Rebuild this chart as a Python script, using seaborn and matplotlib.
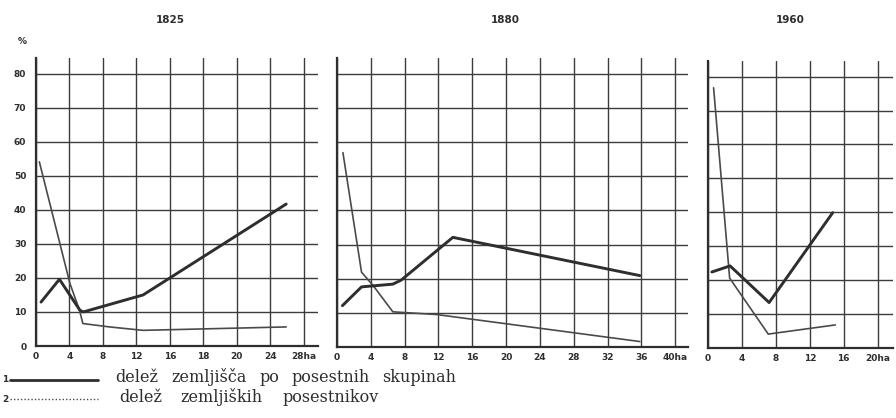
import matplotlib
matplotlib.use("Agg")
import matplotlib.pyplot as plt
import seaborn as sns
import pandas as pd
from matplotlib.lines import Line2D

# ---------------- data ----------------
years = ["1825", "1880", "1960"]

# 1825
x1825_land = [0.6, 2.8, 5.25, 5.65, 12.8, 29.9]
y1825_land = [12.9, 19.6, 10.5, 10.0, 15.0, 41.7]
x1825_own = [0.4, 4.05, 5.2, 5.6, 8.8, 12.8, 29.9]
y1825_own = [54.1, 18.4, 10.5, 6.6, 5.6, 4.6, 5.6]

# 1880
x1880_land = [0.64, 2.9, 6.6, 7.6, 13.7, 35.8]
y1880_land = [12.1, 17.6, 18.4, 19.6, 32.1, 20.9]
x1880_own = [0.7, 2.9, 4.3, 6.6, 11.8, 35.8]
y1880_own = [56.9, 21.9, 17.9, 10.3, 9.5, 1.6]

# 1960
x1960_land = [0.45, 2.6, 7.2, 14.7]
y1960_land = [22.4, 24.2, 13.4, 39.9]
x1960_own = [0.66, 2.55, 7.1, 15.0]
y1960_own = [76.7, 20.6, 4.1, 6.8]

xlabels_1825 = ["0", "4", "8", "12", "16", "18", "20", "24", "28ha"]
xlabels_1880 = ["0", "4", "8", "12", "16", "20", "24", "28", "32", "36", "40ha"]
xlabels_1960 = ["0", "4", "8", "12", "16", "20ha"]
ylabels = ["0", "10", "20", "30", "40", "50", "60", "70", "80"]

legend_labels = ["delež zemljišča po posestnih skupinah", "delež zemljiških posestnikov"]

# ---------------- style ----------------
sns.set_theme(style="white")
plt.rcParams['font.family'] = ['DejaVu Sans']

INK = "#2e2e2e"
GRID = "#3c3c3c"

W, H = 896, 418
fig = plt.figure(figsize=(W / 100, H / 100), dpi=100)
fig.patch.set_facecolor("white")


def add_ax(left, right, bottom, top):
    return fig.add_axes([left / W, (H - bottom) / H, (right - left) / W, (bottom - top) / H])


panels = [
    dict(box=(36, 318, 346, 58), xlim=33.7, labels=xlabels_1825,
         land=(x1825_land, y1825_land), own=(x1825_own, y1825_own), title=years[0], tx=170),
    dict(box=(337, 688, 347, 58), xlim=41.5, labels=xlabels_1880,
         land=(x1880_land, y1880_land), own=(x1880_own, y1880_own), title=years[1], tx=505),
    dict(box=(708, 893, 348, 61), xlim=21.8, labels=xlabels_1960,
         land=(x1960_land, y1960_land), own=(x1960_own, y1960_own), title=years[2], tx=790),
]

for i, p in enumerate(panels):
    ax = add_ax(*p["box"])
    ax.set_facecolor("none")
    df_land = pd.DataFrame({"x": p["land"][0], "y": p["land"][1]})
    df_own = pd.DataFrame({"x": p["own"][0], "y": p["own"][1]})
    sns.lineplot(data=df_own, x="x", y="y", ax=ax, sort=False, estimator=None,
                 color="#4a4a4a", linewidth=1.2, zorder=3)
    sns.lineplot(data=df_land, x="x", y="y", ax=ax, sort=False, estimator=None,
                 color=INK, linewidth=2.1, zorder=4)
    ax.set_xlim(0, p["xlim"])
    ax.set_ylim(0, 84.6)
    ax.set_xticks([4 * k for k in range(len(p["labels"]))])
    ax.set_xticklabels(p["labels"], fontsize=6.5, fontweight="bold", color=INK)
    ax.set_yticks([10 * k for k in range(9)])
    ax.grid(True, color=GRID, linewidth=1.0)
    ax.set_axisbelow(True)
    for s in ["top", "right"]:
        ax.spines[s].set_visible(False)
    for s in ["left", "bottom"]:
        ax.spines[s].set_color(INK)
        ax.spines[s].set_linewidth(1.6)
    ax.tick_params(axis="x", length=0, pad=4)
    if i == 0:
        ax.set_yticklabels(ylabels, fontsize=6.5, fontweight="bold", color=INK)
        ax.tick_params(axis="y", length=5, width=1.0, color=INK, pad=2, direction="out")
    else:
        ax.set_yticklabels([])
        ax.tick_params(axis="y", length=0)
    ax.set_xlabel("")
    ax.set_ylabel("")
    fig.text(p["tx"] / W, 1 - 20 / H, p["title"], ha="center", va="center",
             fontsize=7.5, fontweight="bold", color=INK)

fig.text(22 / W, 1 - 41 / H, "%", ha="center", va="center", fontsize=6.5,
         fontweight="bold", color=INK)

# legend
fig.text(5 / W, 1 - 380 / H, "1", ha="center", va="center", fontsize=6.5,
         fontweight="bold", color=INK)
fig.add_artist(Line2D([10 / W, 98 / W], [1 - 380 / H, 1 - 380 / H], color=INK, linewidth=2.0))
fig.text(5 / W, 1 - 399 / H, "2", ha="center", va="center", fontsize=6.5,
         fontweight="bold", color=INK)
fig.add_artist(Line2D([10 / W, 98 / W], [1 - 399 / H, 1 - 399 / H], color="#4a4a4a",
                      linewidth=1.0, linestyle=(0, (1, 1.5))))

# words placed with the wide letter spacing of the printed original
word_x = [[115, 171, 259, 291, 382], [119, 180, 282]]
word_y = [377, 397]
for line, xs, yy in zip(legend_labels, word_x, word_y):
    for word, xx in zip(line.split(" "), xs):
        fig.text(xx / W, 1 - yy / H, word, ha="left", va="center", fontsize=11.5,
                 family=["DejaVu Serif"], color=INK)

fig.savefig("out.png", dpi=100, facecolor="white")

........

- _Stated exercise_:
Copy the listing word for word, excluding its pictures.

- _Result of the task_:
Rebuild this chart as a Python script, using seaborn and matplotlib.
import matplotlib
matplotlib.use("Agg")
import matplotlib.pyplot as plt
import seaborn as sns
import pandas as pd
from matplotlib.lines import Line2D

# ---------------- data ----------------
years = ["1825", "1880", "1960"]

# 1825
x1825_land = [0.6, 2.8, 5.25, 5.65, 12.8, 29.9]
y1825_land = [12.9, 19.6, 10.5, 10.0, 15.0, 41.7]
x1825_own = [0.4, 4.05, 5.2, 5.6, 8.8, 12.8, 29.9]
y1825_own = [54.1, 18.4, 10.5, 6.6, 5.6, 4.6, 5.6]

# 1880
x1880_land = [0.64, 2.9, 6.6, 7.6, 13.7, 35.8]
y1880_land = [12.1, 17.6, 18.4, 19.6, 32.1, 20.9]
x1880_own = [0.7, 2.9, 4.3, 6.6, 11.8, 35.8]
y1880_own = [56.9, 21.9, 17.9, 10.3, 9.5, 1.6]

# 1960
x1960_land = [0.45, 2.6, 7.2, 14.7]
y1960_land = [22.4, 24.2, 13.4, 39.9]
x1960_own = [0.66, 2.55, 7.1, 15.0]
y1960_own = [76.7, 20.6, 4.1, 6.8]

xlabels_1825 = ["0", "4", "8", "12", "16", "18", "20", "24", "28ha"]
xlabels_1880 = ["0", "4", "8", "12", "16", "20", "24", "28", "32", "36", "40ha"]
xlabels_1960 = ["0", "4", "8", "12", "16", "20ha"]
ylabels = ["0", "10", "20", "30", "40", "50", "60", "70", "80"]

legend_labels = ["delež zemljišča po posestnih skupinah", "delež zemljiških posestnikov"]

# ---------------- style ----------------
sns.set_theme(style="white")
plt.rcParams['font.family'] = ['DejaVu Sans']

INK = "#2e2e2e"
GRID = "#3c3c3c"

W, H = 896, 418
fig = plt.figure(figsize=(W / 100, H / 100), dpi=100)
fig.patch.set_facecolor("white")


def add_ax(left, right, bottom, top):
    return fig.add_axes([left / W, (H - bottom) / H, (right - left) / W, (bottom - top) / H])


panels = [
    dict(box=(36, 318, 346, 58), xlim=33.7, labels=xlabels_1825,
         land=(x1825_land, y1825_land), own=(x1825_own, y1825_own), title=years[0], tx=170),
    dict(box=(337, 688, 347, 58), xlim=41.5, labels=xlabels_1880,
         land=(x1880_land, y1880_land), own=(x1880_own, y1880_own), title=years[1], tx=505),
    dict(box=(708, 893, 348, 61), xlim=21.8, labels=xlabels_1960,
         land=(x1960_land, y1960_land), own=(x1960_own, y1960_own), title=years[2], tx=790),
]

for i, p in enumerate(panels):
    ax = add_ax(*p["box"])
    ax.set_facecolor("none")
    df_land = pd.DataFrame({"x": p["land"][0], "y": p["land"][1]})
    df_own = pd.DataFrame({"x": p["own"][0], "y": p["own"][1]})
    sns.lineplot(data=df_own, x="x", y="y", ax=ax, sort=False, estimator=None,
                 color="#4a4a4a", linewidth=1.2, zorder=3)
    sns.lineplot(data=df_land, x="x", y="y", ax=ax, sort=False, estimator=None,
                 color=INK, linewidth=2.1, zorder=4)
    ax.set_xlim(0, p["xlim"])
    ax.set_ylim(0, 84.6)
    ax.set_xticks([4 * k for k in range(len(p["labels"]))])
    ax.set_xticklabels(p["labels"], fontsize=6.5, fontweight="bold", color=INK)
    ax.set_yticks([10 * k for k in range(9)])
    ax.grid(True, color=GRID, linewidth=1.0)
    ax.set_axisbelow(True)
    for s in ["top", "right"]:
        ax.spines[s].set_visible(False)
    for s in ["left", "bottom"]:
        ax.spines[s].set_color(INK)
        ax.spines[s].set_linewidth(1.6)
    ax.tick_params(axis="x", length=0, pad=4)
    if i == 0:
        ax.set_yticklabels(ylabels, fontsize=6.5, fontweight="bold", color=INK)
        ax.tick_params(axis="y", length=5, width=1.0, color=INK, pad=2, direction="out")
    else:
        ax.set_yticklabels([])
        ax.tick_params(axis="y", length=0)
    ax.set_xlabel("")
    ax.set_ylabel("")
    fig.text(p["tx"] / W, 1 - 20 / H, p["title"], ha="center", va="center",
             fontsize=7.5, fontweight="bold", color=INK)

fig.text(22 / W, 1 - 41 / H, "%", ha="center", va="center", fontsize=6.5,
         fontweight="bold", color=INK)

# legend
fig.text(5 / W, 1 - 380 / H, "1", ha="center", va="center", fontsize=6.5,
         fontweight="bold", color=INK)
fig.add_artist(Line2D([10 / W, 98 / W], [1 - 380 / H, 1 - 380 / H], color=INK, linewidth=2.0))
fig.text(5 / W, 1 - 399 / H, "2", ha="center", va="center", fontsize=6.5,
         fontweight="bold", color=INK)
fig.add_artist(Line2D([10 / W, 98 / W], [1 - 399 / H, 1 - 399 / H], color="#4a4a4a",
                      linewidth=1.0, linestyle=(0, (1, 1.5))))

# words placed with the wide letter spacing of the printed original
word_x = [[115, 171, 259, 291, 382], [119, 180, 282]]
word_y = [377, 397]
for line, xs, yy in zip(legend_labels, word_x, word_y):
    for word, xx in zip(line.split(" "), xs):
        fig.text(xx / W, 1 - yy / H, word, ha="left", va="center", fontsize=11.5,
                 family=["DejaVu Serif"], color=INK)

fig.savefig("out.png", dpi=100, facecolor="white")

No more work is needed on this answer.